Chicago-based Heitman said on Tuesday that it has closed Heitman Value Partners Fund IV with commitments totaling $2 billion, exceeding the fund’s $1.75 billion target size for Heitman’s largest-ever closed-end fundraise.
Heitman said the fund was raised from 30 undisclosed investors across seven countries. Investors also committed an additional $620 million of co-investment capital, Heitman said in a statement.
Combined, Heitman said those commitments and expected leverage will provide $6.55 billion of dealmaking capital for properties in medical office, student housing, senior housing, self-storage, multifamily and industrial properties over the next few years.
“We are pleased to announce the final close of HVP VI and are grateful for the confidence and trust our new and existing investors place in us,” Heitman CEO Maury Tognarelli said in the statement. “We view this phase of the cycle as an attractive entry point. Strategies underpinned by secular trends that generate returns from a combination of income and value creation opportunities continue to remain compelling.”
Despite headwinds such as higher borrowing costs, tariffs and other economic uncertainty, many big investors have announced big funds in recent months. That includes Brookfield announcing a record $30 billion fundraising haul, Carlyle Group closing a $9 billion fund and Bain Capital landing $3.4 billion.
Another Chicago-based firm, Mesirow, announced last year that it had raised more than $1.2 billion for multifamily investments.

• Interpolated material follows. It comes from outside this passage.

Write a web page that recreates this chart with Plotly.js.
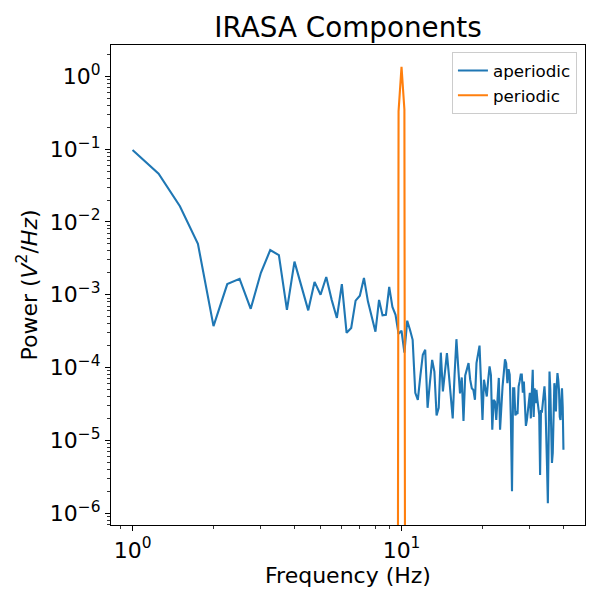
<!DOCTYPE html>
<html>
<head>
<meta charset="utf-8">
<script src="https://cdn.plot.ly/plotly-3.0.1.min.js"></script>
<style>html,body{margin:0;padding:0;background:#fff;}#chart{width:600px;height:600px;}</style>
</head>
<body>
<div id="chart"></div>
<script>
// Frequencies (Hz)
const freqs = [
  1, 1.25, 1.5, 1.75, 2, 2.25, 2.5, 2.75, 3, 3.25, 3.5, 3.75,
  4, 4.25, 4.5, 4.75, 5, 5.25, 5.5, 5.75, 6, 6.25, 6.5, 6.75,
  7, 7.25, 7.5, 7.75, 8, 8.25, 8.5, 8.75, 9, 9.25, 9.5, 9.75,
  10, 10.25, 10.5, 10.75, 11, 11.25, 11.5, 11.75, 12, 12.25, 12.5, 12.75,
  13, 13.25, 13.5, 13.75, 14, 14.25, 14.5, 14.75, 15, 15.25, 15.5, 15.75,
  16, 16.25, 16.5, 16.75, 17, 17.25, 17.5, 17.75, 18, 18.25, 18.5, 18.75,
  19, 19.25, 19.5, 19.75, 20, 20.25, 20.5, 20.75, 21, 21.25, 21.5, 21.75,
  22, 22.25, 22.5, 22.75, 23, 23.25, 23.5, 23.75, 24, 24.25, 24.5, 24.75,
  25, 25.25, 25.5, 25.75, 26, 26.25, 26.5, 26.75, 27, 27.25, 27.5, 27.75,
  28, 28.25, 28.5, 28.75, 29, 29.25, 29.5, 29.75, 30, 30.25, 30.5, 30.75,
  31, 31.25, 31.5, 31.75, 32, 32.25, 32.5, 32.75, 33, 33.25, 33.5, 33.75,
  34, 34.25, 34.5, 34.75, 35, 35.25, 35.5, 35.75, 36, 36.25, 36.5, 36.75,
  37, 37.25, 37.5, 37.75, 38, 38.25, 38.5, 38.75, 39, 39.25, 39.5, 39.75,
  40
];

// Aperiodic component power (V^2/Hz)
const aperiodic = [
  0.097, 0.046, 0.0164, 0.0050,
  3.7e-4, 1.4e-3, 1.65e-3, 6.4e-4,
  2.0e-3, 4.1e-3, 3.5e-3, 6.2e-4,
  2.85e-3, 1.3e-3, 6.1e-4, 1.5e-3,
  1.0e-3, 1.75e-3, 8.5e-4, 4.8e-4,
  1.4e-3, 3.0e-4, 3.5e-4, 8.3e-4,
  9.7e-4, 1.7e-3, 8.1e-4, 5.0e-4,
  3.1e-4, 8.5e-4, 5.2e-4, 5.3e-4,
  1.28e-3, 6.8e-4, 5.3e-4, 2.9e-4,
  3.2e-4, 1.6e-4, 4.4e-4, 3.3e-4,
  2.4e-4, 4.5e-5, 3.6e-5, 7.7e-5,
  1.5e-4, 1.75e-4, 2.8e-5, 6.2e-5,
  1.27e-4, 8.8e-5, 2.2e-5, 2.8e-5,
  1.6e-4, 4.7e-5, 8.0e-5, 1.58e-4,
  8.0e-5, 4.0e-5, 2.0e-5, 8.0e-5,
  2.45e-4, 1.0e-4, 4.4e-5, 7.3e-5,
  1.85e-5, 7.8e-5, 1.0e-4, 1.15e-4,
  6.8e-5, 5.2e-5, 4.9e-5, 3.6e-5,
  1.15e-4, 1.5e-4, 2.0e-4, 6.2e-5,
  1.9e-5, 6.8e-5, 5.5e-5, 4.0e-5,
  6.8e-5, 1.04e-4, 7.9e-5, 1.4e-5,
  3.6e-5, 3.4e-5, 1.9e-5, 4.0e-5,
  7.2e-5, 1.4e-5, 3.2e-5, 5.5e-5,
  8.4e-5, 1.3e-4, 1.15e-4, 6.1e-5,
  9.5e-5, 8.0e-5, 1.9e-5, 2.0e-6,
  5.2e-5, 5.2e-5, 2.2e-5, 2.4e-5,
  2.3e-5, 5.5e-5, 6.5e-5, 8.0e-5,
  8.0e-5, 4.5e-5, 6.4e-5, 2.5e-5,
  1.58e-5, 1.9e-5, 2.5e-5, 3.0e-5,
  4.5e-5, 2.0e-5, 4.5e-5, 9.3e-5,
  2.1e-5, 5.2e-5, 3.25e-5, 4.95e-5,
  3.6e-5, 2.5e-5, 2.24e-5, 3.35e-6,
  2.6e-5, 2.4e-5, 3.25e-5, 4.5e-5,
  5.5e-5, 3.6e-5, 1.55e-5, 4.4e-6,
  1.37e-6, 1.0e-5, 8.8e-5, 4.95e-5,
  1.7e-5, 4.9e-6, 6.7e-6, 2.1e-5,
  6.1e-5, 4.5e-5, 2.5e-5, 5.5e-5,
  8.4e-5, 6.8e-5, 4.95e-5, 2.1e-5,
  1.9e-5, 3.25e-5, 5.2e-5, 2.9e-5,
  7.4e-6
];

// Periodic component (zero outside the alpha peak)
const periodicFreqs = [9.5, 9.75, 10, 10.25, 10.5];
const periodic = [0, 0.33, 1.35, 0.35, 0];

// Tick labels
const xTickVals = [1, 10];
const xTickText = ['10<sup>0</sup>', '10<sup>1</sup>'];
const yTickVals = [1e-6, 1e-5, 1e-4, 1e-3, 1e-2, 1e-1, 1];
const yTickText = ['10<sup>\u22126</sup>', '10<sup>\u22125</sup>', '10<sup>\u22124</sup>',
                   '10<sup>\u22123</sup>', '10<sup>\u22122</sup>', '10<sup>\u22121</sup>', '10<sup>0</sup>'];

// Matplotlib-like clipping: non-positive values drop far below the axis
const clipLog = v => (v > 0 ? v : 1e-30);

// Autoscale like matplotlib (5% margins in log space)
function logRange(vals) {
  const pos = vals.filter(v => v > 0).map(v => Math.log10(v));
  const lo = Math.min(...pos), hi = Math.max(...pos);
  const pad = 0.05 * (hi - lo);
  return [lo - pad, hi + pad];
}
const xRange = logRange(freqs.concat(periodicFreqs.filter((f, i) => periodic[i] > 0)));
const yRange = logRange(aperiodic.concat(periodic));

const font = 'DejaVu Sans, sans-serif';

const traces = [
  {
    x: freqs, y: aperiodic.map(clipLog), type: 'scatter', mode: 'lines',
    name: 'aperiodic', line: {color: '#1f77b4', width: 2.1}
  },
  {
    x: periodicFreqs, y: periodic.map(clipLog), type: 'scatter', mode: 'lines',
    name: 'periodic', line: {color: '#ff7f0e', width: 2.1}
  }
];

const axisCommon = {
  type: 'log',
  showgrid: false, zeroline: false,
  showline: true, mirror: true, linecolor: '#000', linewidth: 1.1,
  ticks: 'outside', ticklen: 5, tickwidth: 1.1, tickcolor: '#000',
  tickfont: {family: font, size: 22, color: '#000'},
  tickmode: 'array',
  minor: {ticks: 'outside', ticklen: 3, tickwidth: 0.8, tickcolor: '#000', dtick: 'D1', showgrid: false}
};

const layout = {
  width: 600, height: 600,
  margin: {l: 111, r: 15, t: 45, b: 75},
  paper_bgcolor: '#fff', plot_bgcolor: '#fff',
  font: {family: font, color: '#000'},
  title: {
    text: 'IRASA Components',
    font: {family: font, size: 27.8, color: '#000'},
    x: 0.58, xref: 'container', xanchor: 'center',
    y: 0.955, yref: 'container', yanchor: 'middle'
  },
  xaxis: Object.assign({}, axisCommon, {
    range: xRange,
    tickvals: xTickVals, ticktext: xTickText,
    title: {text: 'Frequency (Hz)', font: {family: font, size: 22, color: '#000'}, standoff: 6}
  }),
  yaxis: Object.assign({}, axisCommon, {
    range: yRange,
    tickvals: yTickVals, ticktext: yTickText,
    title: {text: 'Power (<i>V</i><sup>2</sup>/<i>Hz</i>)', font: {family: font, size: 22, color: '#000'}, standoff: 6}
  }),
  showlegend: true,
  legend: {
    x: 0.983, y: 0.985, xanchor: 'right', yanchor: 'top',
    bgcolor: 'rgba(255,255,255,0.8)', bordercolor: '#cccccc', borderwidth: 1,
    font: {family: font, size: 16.7, color: '#000'}
  }
};

Plotly.newPlot('chart', traces, layout, {displayModeBar: false, staticPlot: true});
</script>
</body>
</html>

Heitman said its newly closed fund will focus on a mix of less cyclical sectors with traditional growth sectors such as apartment buildings and warehouses. Its target rate of return is 12% to 14%, according to the statement.
So far, Heitman has committed to 12 investments representing $847 million, or 42%, of capital commitments, a spokesperson said in an email to CoStar News. Specific properties were not identified, but Heitman said sectors in those deals included medical office, student housing, multifamily, cold storage, industrial outdoor storage, industrial and self-storage.
“In a period of continued market dislocation, investors are increasingly looking for partners with deep experience and cycle-tested strategies,” said Mike Trench, executive vice president and co-portfolio manager of Heitman’s value series. “HVP VI is designed to capitalize on the resilience of non-correlated sectors and the emerging opportunities created by today’s capital markets environment.”
Heitman, which has $48 billion in assets under management, said it has deployed five value-add funds in North America since 2004.